Une enquête analogue doit être poursuivie en Angleterre et en Ecosse. Les érudits anglais s’en tiennent généralement aux publications des érudits français. Les relations de la France, de l’Angleterre et de l’Ecosse pendant la guerre de Cent ans ont laissé, pourtant, des preuves sans nombre dans les archives du Royaume-Uni. Une enquête minutieuse poursuivie dans les registres de correspondance, dans les comptes publics et privés, parmi les témoignages de toutes sortes reposant dans les dépôts de documens les plus intacts qui soient au monde, comblerait bien des lacunes. Qu’elle soit menée par des Français ou par des Anglais, cette enquête ne doit pas être retardée plus longtemps[3].

  1. Le 16 août 1426, un messager vint de Bruges à Venise, en treize jours ; il est vrai qu’on signale ce voyage comme accompli très rapidement : molto prestamento. Chronique Morosini, II, p. 185.
  2. Nouveau témoignage relatif à la mission de Jeanne d’Arc, public par L. Delisle, Champion, 1885, in-8.

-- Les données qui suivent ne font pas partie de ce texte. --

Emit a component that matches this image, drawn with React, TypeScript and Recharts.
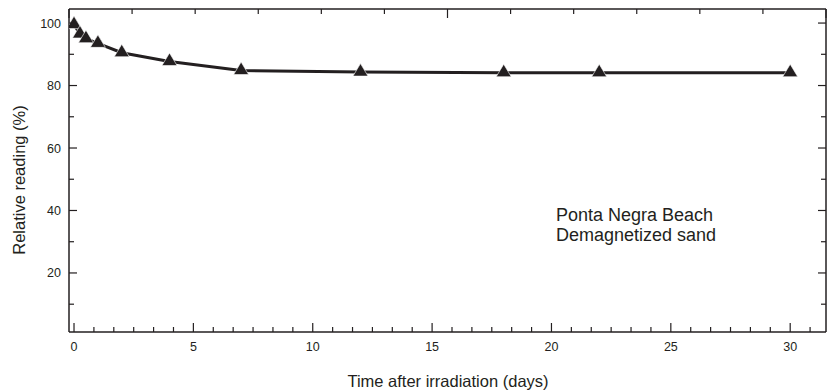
import { Line, LineChart, XAxis, YAxis } from "recharts"

const days = [0, 0.25, 0.5, 1, 2, 4, 7, 12, 18, 22, 30]
const reading = [99.5, 96.5, 95, 93.5, 90.5, 87.7, 84.8, 84.3, 84.1, 84.1, 84.1]

const xMajorTicks = [0, 5, 10, 15, 20, 25, 30]
const yMajorTicks = [20, 40, 60, 80, 100]
const xMinorPerMajor = 6
const yMinorPerMajor = 2

const noteLines = ["Ponta Negra Beach", "Demagnetized sand"]
const xTitle = "Time after irradiation (days)"
const yTitle = "Relative reading (%)"

const INK = "#231f20"
const FONT = "'Liberation Sans', Arial, Helvetica, sans-serif"

const rows = days.map((d, i) => ({ day: d, value: reading[i] }))

const xStep = (xMajorTicks[1] - xMajorTicks[0]) / xMinorPerMajor
const xTicks = Array.from({ length: 38 }, (_, i) => i * xStep)
const yStep = (yMajorTicks[1] - yMajorTicks[0]) / yMinorPerMajor
const yTicks = Array.from({ length: 10 }, (_, i) => (i + 1) * yStep)

const onMajor = (v: number, list: number[]) => list.some((m) => Math.abs(m - v) < 1e-6)

function BottomTick({ x, y, payload }: any) {
  const major = onMajor(payload.value, xMajorTicks)
  return (
    <g>
      <line x1={x} x2={x} y1={y} y2={y - (major ? 9 : 5)} stroke={INK} strokeWidth={1.2} />
      {major && (
        <text x={x} y={y + 19} textAnchor="middle" fontSize={12.5} fill={INK} fontFamily={FONT}>
          {Math.round(payload.value)}
        </text>
      )}
    </g>
  )
}

function TopTick({ x, y, payload }: any) {
  const major = onMajor(payload.value, xMajorTicks)
  return <line x1={x} x2={x} y1={y} y2={y + (major ? 9 : 5)} stroke={INK} strokeWidth={1.2} />
}

function LeftTick({ x, y, payload }: any) {
  const major = onMajor(payload.value, yMajorTicks)
  return (
    <g>
      <line x1={x} x2={x + (major ? 8 : 5)} y1={y} y2={y} stroke={INK} strokeWidth={1.2} />
      {major && (
        <text x={x - 8} y={y + 4.5} textAnchor="end" fontSize={12.5} fill={INK} fontFamily={FONT}>
          {payload.value}
        </text>
      )}
    </g>
  )
}

function RightTick({ x, y, payload }: any) {
  const major = onMajor(payload.value, yMajorTicks)
  return <line x1={x} x2={x - (major ? 8 : 5)} y1={y} y2={y} stroke={INK} strokeWidth={1.2} />
}

function TriangleDot({ cx, cy }: any) {
  if (cx == null || cy == null) return null
  return (
    <polygon
      points={`${cx},${cy - 8.5} ${cx + 7.5},${cy + 4} ${cx - 7.5},${cy + 4}`}
      fill={INK}
      stroke="#ffffff"
      strokeWidth={0.6}
    />
  )
}

const axisLine = { stroke: INK, strokeWidth: 1.5 }

export default function App() {
  return (
    <div style={{ position: "absolute", left: 0, top: 0, width: 829, height: 392, background: "#fff", fontFamily: FONT }}>
      <LineChart width={829} height={392} data={rows} margin={{ top: 0, right: 2, left: 0, bottom: 0 }}>
        <XAxis
          xAxisId="b"
          dataKey="day"
          type="number"
          domain={[-0.21, 31.5]}
          allowDataOverflow
          ticks={xTicks}
          interval={0}
          height={60}
          tickSize={0}
          tickMargin={0}
          tickLine={false}
          axisLine={axisLine}
          tick={(p: any) => <BottomTick {...p} />}
        />
        <XAxis
          xAxisId="t"
          orientation="top"
          type="number"
          domain={[-0.21, 31.5]}
          allowDataOverflow
          ticks={xTicks}
          interval={0}
          height={9}
          tickSize={0}
          tickMargin={0}
          tickLine={false}
          axisLine={axisLine}
          tick={(p: any) => <TopTick {...p} />}
        />
        <YAxis
          yAxisId="l"
          type="number"
          domain={[1.1, 104.5]}
          allowDataOverflow
          ticks={yTicks}
          interval={0}
          width={69}
          tickSize={0}
          tickMargin={0}
          tickLine={false}
          axisLine={axisLine}
          tick={(p: any) => <LeftTick {...p} />}
        />
        <YAxis
          yAxisId="r"
          orientation="right"
          type="number"
          domain={[1.1, 104.5]}
          allowDataOverflow
          ticks={yTicks}
          interval={0}
          width={1}
          tickSize={0}
          tickMargin={0}
          tickLine={false}
          axisLine={axisLine}
          tick={(p: any) => <RightTick {...p} />}
        />
        <Line
          xAxisId="b"
          yAxisId="l"
          dataKey="value"
          type="linear"
          stroke={INK}
          strokeWidth={3}
          dot={(p: any) => <TriangleDot key={p.index} {...p} />}
          activeDot={false}
          isAnimationActive={false}
        />
      </LineChart>
      <div style={{ position: "absolute", left: 556, top: 205, fontSize: 18, lineHeight: "20px", color: INK }}>
        {noteLines.map((t) => (
          <div key={t}>{t}</div>
        ))}
      </div>
      <div style={{ position: "absolute", left: 248, width: 400, top: 372, textAlign: "center", fontSize: 16.5, color: INK }}>
        {xTitle}
      </div>
      <div
        style={{
          position: "absolute",
          left: 19,
          top: 180,
          fontSize: 16.5,
          color: INK,
          whiteSpace: "nowrap",
          transform: "translate(-50%, -50%) rotate(-90deg)",
        }}
      >
        {yTitle}
      </div>
    </div>
  )
}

  3. Le livre de M. A. Lang, d’ailleurs exact et distingué, n’a rien d’original au point de vue de la documentation. Il y a un petit volume de M. Rabbe, Jeanne d’Arc en Angleterre, consacré surtout à exposer l’attitude des historiens anglais et de la littérature anglaise à l’égard de Jeanne d’Arc. En dehors de l’incomparable recueil de Rymer, la plus précieuse publication est celle de M. Joseph Stephenson Letters and Papers illustrative of the wars of the English in France during the reign of Henry the sixth ; mais elle date déjà de 1864. — Je mentionnerai encore le livre de Delpit, Collection de Documens français qui se trouvent en Angleterre, 1847, in-4o ; et Mirot et Deprez, les Ambassades anglaises pendant la guerre de Cent ans (1327-1400). Catalogue analytique dans Bibliothèque de l’École des Chartes, LXI, p. 40 et sq. (trois articles).